В этой ситуации либеральный фантом «политической нации» не может составить влиятельную альтернативу этническому мифу, тем более что нациестроительская политика идет довольно вяло и локализована преимущественно в сфере политической риторики и постсоветского «новояза». Однако логоцентрическая, дискурсивная логика, как показал П.Бурдье, не тождественна логике социальных и политических практик. Это давнишнее заблуждение интеллектуалов, что их слова обладают онтологическим статусом. «Речевые акты» способны вызвать социальную динамику (в нашем случае - строительство нации) лишь тогда, когда они подкреплены конкретными действиями и созвучны массовым настроениям. Если же этих условий нет, то «речевые акты» и дискурсивные практики не изменят социальных практик и массовой психологии.
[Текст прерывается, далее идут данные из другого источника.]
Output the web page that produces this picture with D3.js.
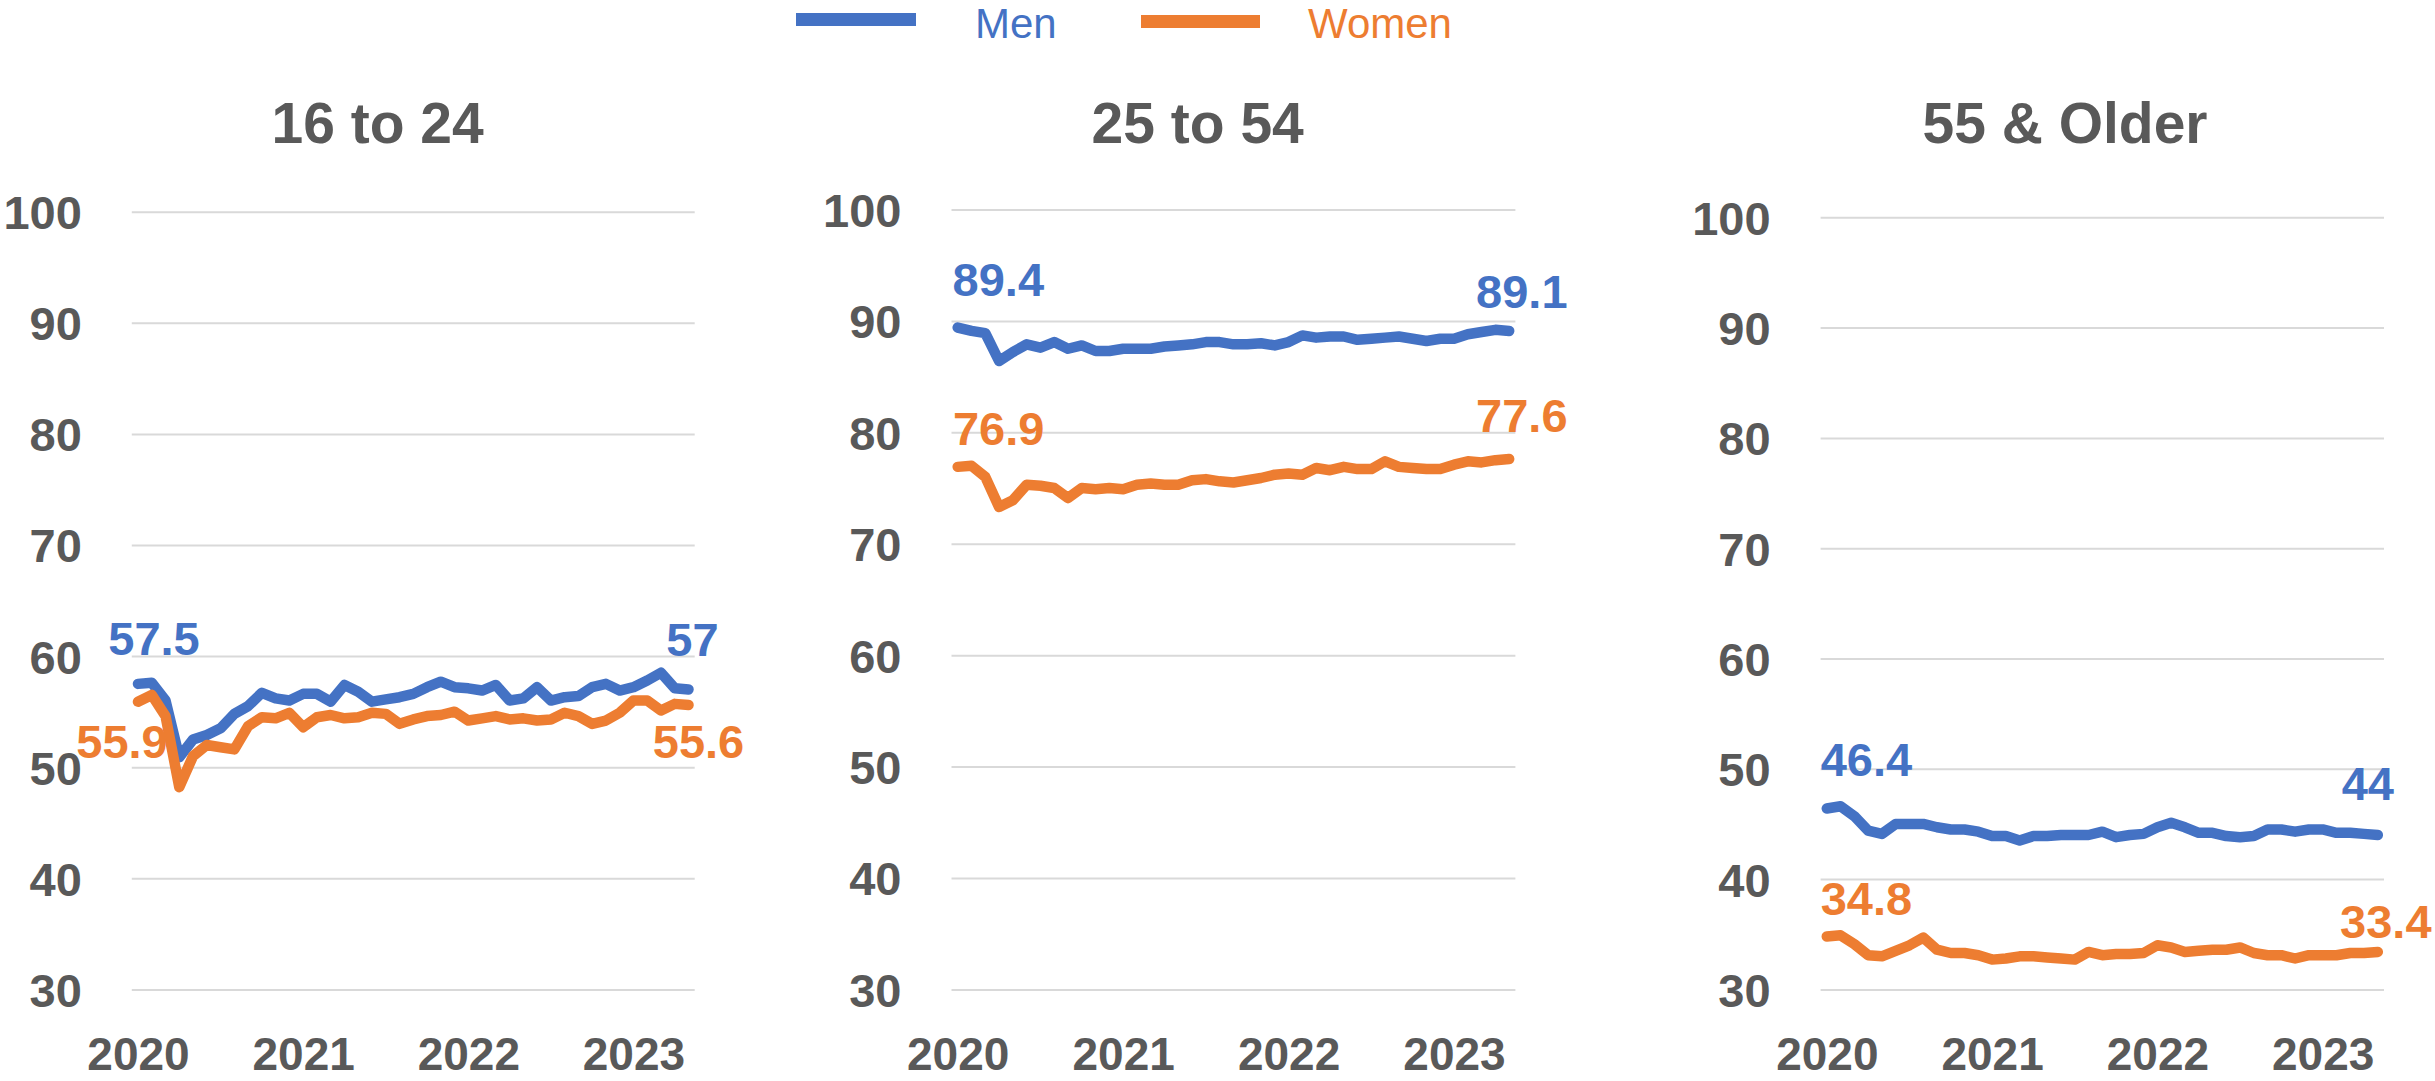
<!DOCTYPE html>
<html>
<head>
<meta charset="utf-8">
<script src="https://cdn.jsdelivr.net/npm/d3@7"></script>
<style>
  html, body { margin: 0; padding: 0; background: #ffffff; }
  svg { display: block; }
  text { font-family: "Liberation Sans", Arial, sans-serif; }
</style>
</head>
<body>
<svg id="chart" width="2435" height="1081"></svg>
<script>
// ---------------- data ----------------
const months = [
  "2020-01","2020-02","2020-03","2020-04","2020-05","2020-06","2020-07","2020-08","2020-09","2020-10","2020-11","2020-12",
  "2021-01","2021-02","2021-03","2021-04","2021-05","2021-06","2021-07","2021-08","2021-09","2021-10","2021-11","2021-12",
  "2022-01","2022-02","2022-03","2022-04","2022-05","2022-06","2022-07","2022-08","2022-09","2022-10","2022-11","2022-12",
  "2023-01","2023-02","2023-03","2023-04","2023-05"
];
const yearTicks = ["2020-01", "2021-01", "2022-01", "2023-01"];
const yearLabels = ["2020", "2021", "2022", "2023"];
const yTicks = [30, 40, 50, 60, 70, 80, 90, 100];
const seriesNames = ["Men", "Women"];
const panelTitles = ["16 to 24", "25 to 54", "55 & Older"];

const men16 = [57.5,57.6,56.0,50.9,52.5,52.9,53.5,54.8,55.5,56.7,56.2,56.0,56.6,56.6,55.9,57.4,56.8,55.9,56.1,56.3,
               56.6,57.2,57.7,57.2,57.1,56.9,57.4,56.0,56.2,57.2,56.0,56.3,56.4,57.2,57.5,56.9,57.2,57.8,58.5,57.1,57.0];
const women16 = [55.9,56.5,54.6,48.2,51.0,52.0,51.8,51.6,53.7,54.5,54.4,54.9,53.6,54.5,54.7,54.4,54.5,54.9,54.8,53.9,
                 54.3,54.6,54.7,55.0,54.2,54.4,54.6,54.3,54.4,54.2,54.3,54.9,54.6,53.9,54.2,54.9,56.0,56.0,55.1,55.7,55.6];
const men25 = [89.4,89.1,88.9,86.4,87.2,87.9,87.6,88.1,87.5,87.8,87.3,87.3,87.5,87.5,87.5,87.7,87.8,87.9,88.1,88.1,
               87.9,87.9,88.0,87.8,88.1,88.7,88.5,88.6,88.6,88.3,88.4,88.5,88.6,88.4,88.2,88.4,88.4,88.8,89.0,89.2,89.1];
const women25 = [76.9,77.0,76.0,73.3,73.9,75.3,75.2,75.0,74.1,75.0,74.9,75.0,74.9,75.3,75.4,75.3,75.3,75.7,75.8,75.6,
                 75.5,75.7,75.9,76.2,76.3,76.2,76.8,76.6,76.9,76.7,76.7,77.4,76.9,76.8,76.7,76.7,77.1,77.4,77.3,77.5,77.6];
const men55 = [46.4,46.6,45.7,44.4,44.1,45.0,45.0,45.0,44.7,44.5,44.5,44.3,43.9,43.9,43.5,43.9,43.9,44.0,44.0,44.0,
               44.3,43.8,44.0,44.1,44.7,45.1,44.7,44.2,44.2,43.9,43.8,43.9,44.5,44.5,44.3,44.5,44.5,44.2,44.2,44.1,44.0];
const women55 = [34.8,34.9,34.1,33.1,33.0,33.5,34.0,34.7,33.6,33.3,33.3,33.1,32.7,32.8,33.0,33.0,32.9,32.8,32.7,33.4,
                 33.1,33.2,33.2,33.3,34.0,33.8,33.4,33.5,33.6,33.6,33.8,33.3,33.1,33.1,32.8,33.1,33.1,33.1,33.3,33.3,33.4];

// ---------------- styles / layout ----------------
const COLORS = { Men: "#4472C4", Women: "#ED7D31" };
const TEXT = "#595959";
const GRID = "#D9D9D9";
const BOTTOM = 989.4;

const panelLayout = [
  { left: 131.8, right: 694.7, top: 211.7, titleX: 377.6,
    labels: { Men: [[16, -28.5], [4, -33]], Women: [[-16, 56], [10, 53]] } },
  { left: 951.5, right: 1515.4, top: 209.5, titleX: 1197.7,
    labels: { Men: [[40.6, -32], [12.6, -23]], Women: [[41, -22], [12.6, -27]] } },
  { left: 1820.6, right: 2384, top: 217.3, titleX: 2065,
    labels: { Men: [[39.6, -32.6], [-10, -35]], Women: [[39.6, -21.7], [8, -14]] } }
];

const panelSeries = [
  { Men: men16, Women: women16 },
  { Men: men25, Women: women25 },
  { Men: men55, Women: women55 }
];

const svg = d3.select("#chart");

// ---------------- legend ----------------
const legendItems = [
  { name: seriesNames[0], lineX: 796, lineW: 120, lineY: 13, textX: 975, baseY: 38 },
  { name: seriesNames[1], lineX: 1141, lineW: 119, lineY: 15, textX: 1308, baseY: 38 }
];
const legend = svg.append("g");
legend.selectAll("rect").data(legendItems).join("rect")
  .attr("x", d => d.lineX).attr("y", d => d.lineY)
  .attr("width", d => d.lineW).attr("height", 13)
  .attr("fill", d => COLORS[d.name]);
legend.selectAll("text").data(legendItems).join("text")
  .attr("x", d => d.textX).attr("y", d => d.baseY)
  .attr("fill", d => COLORS[d.name])
  .style("font-size", "42px")
  .text(d => d.name);

// ---------------- panels ----------------
panelLayout.forEach((P, pi) => {
  const g = svg.append("g");
  const x = d3.scaleLinear().domain([-0.45, months.length - 1 + 0.45]).range([P.left, P.right]);
  const y = d3.scaleLinear().domain([30, 100]).range([BOTTOM, P.top]);

  // title
  g.append("text")
    .attr("x", P.titleX).attr("y", 143)
    .attr("text-anchor", "middle")
    .attr("fill", TEXT)
    .style("font-size", "57px").style("font-weight", "bold")
    .text(panelTitles[pi]);

  // y axis with gridlines
  const yAxis = d3.axisLeft(y)
    .tickValues(yTicks)
    .tickSizeInner(-(P.right - P.left))
    .tickSizeOuter(0)
    .tickPadding(50)
    .tickFormat(d3.format("d"));
  const ya = g.append("g").attr("transform", `translate(${P.left},0)`).call(yAxis);
  ya.select(".domain").remove();
  ya.selectAll(".tick line").attr("stroke", GRID).attr("stroke-width", 2);
  ya.selectAll(".tick text")
    .attr("fill", TEXT)
    .attr("dy", "0.36em")
    .style("font-size", "47px").style("font-weight", "bold")
    .style("font-family", "'Liberation Sans', Arial, sans-serif");

  // x axis (year labels)
  const xAxis = d3.axisBottom(x)
    .tickValues(yearTicks.map(m => months.indexOf(m)))
    .tickFormat((d, i) => yearLabels[i])
    .tickSize(0)
    .tickPadding(0);
  const xa = g.append("g").attr("transform", `translate(0,${BOTTOM})`).call(xAxis);
  xa.select(".domain").remove();
  xa.selectAll(".tick text")
    .attr("y", 80.5).attr("dy", null)
    .attr("fill", TEXT)
    .style("font-size", "46px").style("font-weight", "bold")
    .style("font-family", "'Liberation Sans', Arial, sans-serif");

  // lines
  const line = d3.line().x((d, i) => x(i)).y(d => y(d));
  seriesNames.forEach(name => {
    const vals = panelSeries[pi][name];
    g.append("path")
      .datum(vals)
      .attr("d", line)
      .attr("fill", "none")
      .attr("stroke", COLORS[name])
      .attr("stroke-width", 10.5)
      .attr("stroke-linejoin", "round")
      .attr("stroke-linecap", "round");
  });

  // data labels (first and last points)
  seriesNames.forEach(name => {
    const vals = panelSeries[pi][name];
    const idx = [0, vals.length - 1];
    idx.forEach((i, k) => {
      const off = P.labels[name][k];
      g.append("text")
        .attr("x", x(i) + off[0])
        .attr("y", y(vals[i]) + off[1])
        .attr("text-anchor", "middle")
        .attr("fill", COLORS[name])
        .style("font-size", "47px").style("font-weight", "bold")
        .text(String(vals[i]));
    });
  });
});
</script>
</body>
</html>
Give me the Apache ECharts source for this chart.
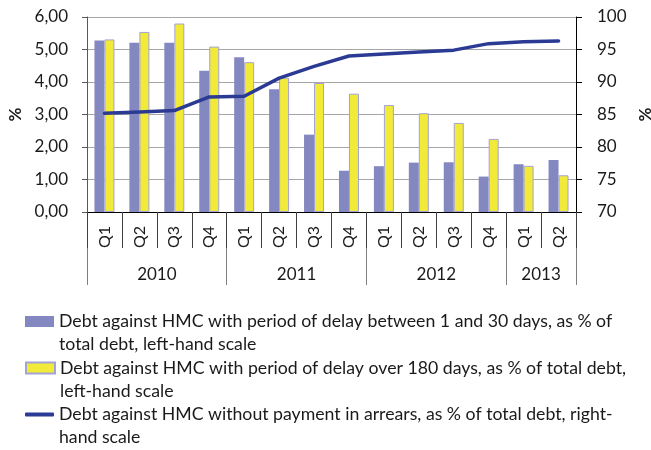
<!DOCTYPE html>
<html>
<head>
<meta charset="utf-8">
<script src="https://cdn.jsdelivr.net/npm/echarts@6/dist/echarts.min.js"></script>
<style>
  html, body { margin: 0; padding: 0; background: #fff; }
  #chart { width: 651px; height: 450px; }
</style>
</head>
<body>
<div id="chart"></div>
<script>
// data
const years = ['2010', '2011', '2012', '2013'];
const quarters = ['Q1', 'Q2', 'Q3', 'Q4', 'Q1', 'Q2', 'Q3', 'Q4', 'Q1', 'Q2', 'Q3', 'Q4', 'Q1', 'Q2'];
const quarterYear = [0, 0, 0, 0, 1, 1, 1, 1, 2, 2, 2, 2, 3, 3];
const delay1to30 = [5.28, 5.21, 5.21, 4.35, 4.76, 3.78, 2.38, 1.27, 1.41, 1.52, 1.53, 1.09, 1.47, 1.60];
const delayOver180 = [5.31, 5.54, 5.80, 5.09, 4.61, 4.13, 3.97, 3.64, 3.29, 3.04, 2.74, 2.25, 1.42, 1.13];
const noArrears = [85.2, 85.4, 85.6, 87.7, 87.8, 90.6, 92.4, 94.0, 94.3, 94.6, 94.9, 95.9, 96.2, 96.3];
// year boundaries / centres on the year axis, in category units
const yearBounds = [0, 4, 8, 12, 14];
const yearCentres = [2, 6, 10, 13];

const names = [
  'Debt against HMC with period of delay between 1 and 30 days, as % of\ntotal debt, left-hand scale',
  'Debt against HMC with period of delay over 180 days, as % of total debt,\nleft-hand scale',
  'Debt against HMC without payment in arrears, as % of total debt, right-\nhand scale'
];

const FONT = 'Lato';
const categories = quarters.map((q, i) => years[quarterYear[i]] + ' ' + q);

const chart = echarts.init(document.getElementById('chart'), null, { renderer: 'canvas' });

// one legend per entry so the icon sits on the first text line
const legendIcons = [
  { icon: 'rect', h: 11 },
  { icon: 'rect', h: 11 },
  { icon: 'roundRect', h: 4 }
];

const option = {
  animation: false,
  textStyle: { fontFamily: FONT, color: '#1a1a1a' },
  grid: { left: 87, right: 75, top: 17, bottom: 238, containLabel: false, outerBoundsMode: 'none' },
  legend: names.map((n, i) => ({
    data: [{ name: n, icon: legendIcons[i].icon }],
    left: 25,
    top: 321.5 + i * 46.5 - 34.5,
    padding: 0,
    itemWidth: 29,
    itemHeight: legendIcons[i].h,
    selectedMode: false,
    // a blank first line centres the block on the first real line
    formatter: name => '\u00a0\n' + name,
    textStyle: { fontFamily: FONT, fontSize: 17.7, color: '#1a1a1a', lineHeight: 23 }
  })),
  xAxis: [
    {
      type: 'category',
      data: categories,
      position: 'bottom',
      axisLine: { lineStyle: { color: '#000', width: 1 } },
      axisTick: { show: true, interval: 0, length: 36, lineStyle: { color: '#404040' } },
      axisLabel: {
        interval: 0, rotate: 90, margin: 14, fontSize: 16, color: '#1a1a1a',
        formatter: v => v.split(' ')[1]
      },
      splitLine: { show: false }
    },
    {
      type: 'value',
      min: 0,
      max: 14,
      position: 'bottom',
      offset: 36,
      axisLine: { show: false },
      axisTick: { show: true, customValues: yearBounds, length: 37, lineStyle: { color: '#7f7f7f' } },
      axisLabel: {
        customValues: yearCentres, margin: 18, fontSize: 17, color: '#1a1a1a',
        formatter: v => years[yearCentres.indexOf(v)]
      },
      splitLine: { show: false }
    }
  ],
  yAxis: [
    {
      type: 'value',
      min: 0, max: 6, interval: 1,
      name: '%', nameLocation: 'middle', nameRotate: 90, nameGap: 58,
      nameTextStyle: { fontSize: 17, fontWeight: 'bold', color: '#1a1a1a' },
      axisLine: { show: true, lineStyle: { color: '#595959' } },
      axisTick: { show: true, length: 5, lineStyle: { color: '#595959' } },
      axisLabel: { margin: 19, fontSize: 17, color: '#1a1a1a', formatter: v => v.toFixed(2).replace('.', ',') },
      splitLine: { show: true, lineStyle: { color: '#a6a6a6', width: 1 } }
    },
    {
      type: 'value',
      min: 70, max: 100, interval: 5,
      position: 'right',
      name: '%', nameLocation: 'middle', nameRotate: 90, nameGap: 32,
      nameTextStyle: { fontSize: 17, fontWeight: 'bold', color: '#1a1a1a' },
      axisLine: { show: true, lineStyle: { color: '#000' } },
      axisTick: { show: true, length: 6, lineStyle: { color: '#000' } },
      axisLabel: { margin: 21, fontSize: 17, color: '#1a1a1a' },
      splitLine: { show: false }
    }
  ],
  series: [
    {
      name: names[0],
      type: 'bar',
      data: delay1to30,
      barWidth: 10,
      barGap: '0%',
      itemStyle: { color: '#8488c0' }
    },
    {
      name: names[1],
      type: 'bar',
      data: delayOver180,
      barWidth: 10,
      itemStyle: { color: '#f2ea38', borderColor: '#a3a3d6', borderWidth: 1 }
    },
    {
      name: names[2],
      type: 'line',
      yAxisIndex: 1,
      data: noArrears,
      symbol: 'none',
      lineStyle: { color: '#2b3a93', width: 3.5, cap: 'round', join: 'round' },
      itemStyle: { color: '#2b3a93' }
    }
  ]
};

chart.setOption(option);
</script>
</body>
</html>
Полагать, что современная мировая история движется к предзаданной цели - «политической нации» - есть дурная телеология и примитивный вестерноцентризм. Впрочем, ситуация радикально меняется и на самом Западе. После 11 сентября 2001 г., взрывов в лондонском метро и этнических волнений во Франции американское и французское гражданство или подданство Соединенного Королевства не синонимичны принадлежности к американской, французской или британской «нации», если понимать под этим разделяемые ценности, символы и лояльность принципам общества, в котором живешь. Немалая часть некоторых этнических групп в этих странах открыто или латентно враждебна тем принципам, на которых они построены, и пытается их подорвать, будучи в то же время гражданами этих стран. Не случайно западный политический дискурс обогатился понятием «внутреннего врага», и все большее влияние в нем завоевывает идея зависимости степени устойчивости демократии от этнической, а не только политической гомогенности обществ. Глубинный смысл этой идеи, говоря без обиняков, расистский: только западные народы способны поддерживать «правильное» функционирование своих политических систем и ценностей.